What a first-time viewer should notice
If you are watching Tholu Bommalata for the first time, notice the relationship between outline and ornament. The screen shows both silhouette and colour. Look for perforated jewellery, patterned skirts, pointed crowns, curved bows, and the way a hand gesture changes a character’s mood. Listen for how the singer introduces a scene and how percussion follows movement. Watch the comic characters carefully; they often explain the action and keep the audience emotionally close to the story.
Also notice that the screen is not a barrier but a creative surface. The puppeteer knows exactly how much to reveal. A figure may appear slowly from one side, suggesting suspense. A demon may suddenly expand by moving closer to the light. Two warriors may seem to strike each other with speed even though the performers are managing rods from behind cloth. This combination of visible image and hidden labour is central to the magic of shadow puppetry.
The tradition today
Tholu Bommalata has faced serious pressure from cinema, television, urban migration, and shrinking patronage for long village performances. Many hereditary artists have had to find new ways to continue: shorter stage shows, school demonstrations, museum workshops, cultural festivals, craft exhibitions, and decorative leather-lamp products inspired by puppet-making techniques. Some performers still present epic episodes, while others create educational shows on health, environment, literacy, or social themes.

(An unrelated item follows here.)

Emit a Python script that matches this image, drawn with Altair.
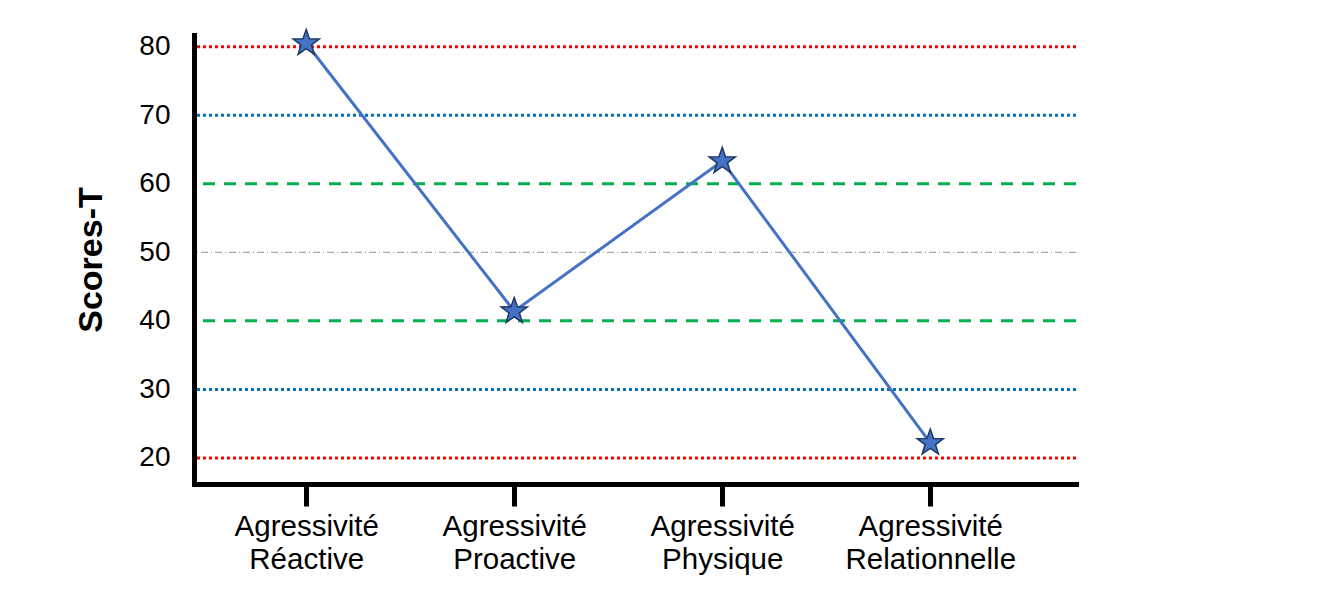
import altair as alt
import pandas as pd

# values
categories = ["Agressivité Réactive", "Agressivité Proactive",
              "Agressivité Physique", "Agressivité Relationnelle"]
scores = [80.5, 41.4, 63.3, 22.2]

y_ticks = [20, 30, 40, 50, 60, 70, 80]
red_levels = [20, 80]
blue_levels = [30, 70]
green_levels = [40, 60]
grey_levels = [50]

source = pd.DataFrame({'category': categories, 'score': scores})

star = ("M0,-1 L0.235,-0.324 L0.951,-0.309 L0.380,0.124 L0.588,0.809 "
        "L0,0.4 L-0.588,0.809 L-0.380,0.124 L-0.951,-0.309 L-0.235,-0.324 Z")

y_scale = alt.Scale(domain=[16.2, 81.7], nice=False, zero=False)


def level_rule(levels, color, dash, width):
    return alt.Chart(pd.DataFrame({'level': levels})).mark_rule(
        color=color, strokeDash=dash, strokeWidth=width
    ).encode(y=alt.Y('level:Q', scale=y_scale))


red = level_rule(red_levels, '#ff0000', [3, 3], 3)
blue = level_rule(blue_levels, '#0070c0', [3, 3], 3)
green = level_rule(green_levels, '#00b050', [12, 9], 3)
grey = level_rule(grey_levels, '#a6a6a6', [7, 3, 1, 3], 1.2)

base = alt.Chart(source).encode(
    x=alt.X('category:N', sort=categories, title=None,
            scale=alt.Scale(type='point', padding=0.62, align=0.435),
            axis=alt.Axis(labelAngle=0, labelExpr="split(datum.label, ' ')",
                          labelFontSize=29.5, labelLineHeight=33,
                          labelPadding=6, labelColor='black',
                          tickSize=22, tickWidth=5, tickColor='black',
                          domainWidth=5, domainColor='black',
                          domainCap='square', zindex=1)),
    y=alt.Y('score:Q', scale=y_scale, title='Scores-T',
            axis=alt.Axis(values=y_ticks, ticks=False, grid=False,
                          labelFontSize=28, labelPadding=24,
                          labelColor='black',
                          titleFontSize=34, titleFontWeight='bold',
                          titlePadding=30, titleColor='black',
                          domainWidth=5, domainColor='black',
                          domainCap='square', zindex=1))
)

line = base.mark_line(color='#4472c4', strokeWidth=3)
points = base.mark_point(shape=star, filled=True, size=760, fill='#4472c4',
                         stroke='#1f3864', strokeWidth=1.5, opacity=1)

chart = alt.layer(red, blue, green, grey, line, points).properties(
    width=882,
    height=449,
    autosize=alt.AutoSizeParams(type='none'),
    padding={'left': 186, 'top': 27, 'right': 60, 'bottom': 100}
).configure(
    font='Liberation Sans'
).configure_view(
    stroke=None
)

chart.save("out.html", embed_options={"renderer": "svg", "actions": False})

This change brings both opportunity and risk. Shorter shows can introduce new audiences to the art, but the older all-night format, deep repertoire, and improvisational humour are harder to sustain. Buying a painted leather wall hanging is not the same as supporting living performance. The art survives most fully when puppet makers, singers, musicians, and storytellers all have a place to work.
Direct FAQs
Is Tholu Bommalata the same as all Indian shadow puppetry?
No. It is a Telugu shadow-puppet tradition of Andhra Pradesh and Telangana. India has other shadow forms too, such as Togalu Gombeyata in Karnataka, Tholpavakoothu in Kerala, Ravana Chhaya in Odisha, and Chamadyache Bahulya in Maharashtra. They share the basic idea of figures casting shadows on a screen, but their puppet materials, size, music, stories, and staging differ.
Are the puppets opaque black shadows or coloured images?
Tholu Bommalata puppets are usually translucent leather figures painted in strong colours. Under good lighting, the audience sees coloured shadows and glowing ornament rather than plain black silhouettes.
What stories are performed?
Episodes from the Ramayana and Mahabharata are central, especially scenes involving Rama, Sita, Hanuman, Ravana, the Pandavas, Krishna, and heroic battles. Performers may also include local humour, devotional songs, and contemporary messages.
Can beginners understand a performance without knowing Telugu?
Yes, at least visually. Knowing Telugu or the story helps, but the movement, music, character shapes, and dramatic action communicate a lot. A short introduction before the show makes the experience much easier for new viewers.
Why is the tradition important?
It preserves leather craft, oral storytelling, regional music, ritual memory, and community theatre in one form. It also shows how Indian performance traditions can combine sacred narrative with humour, spectacle, and local social life.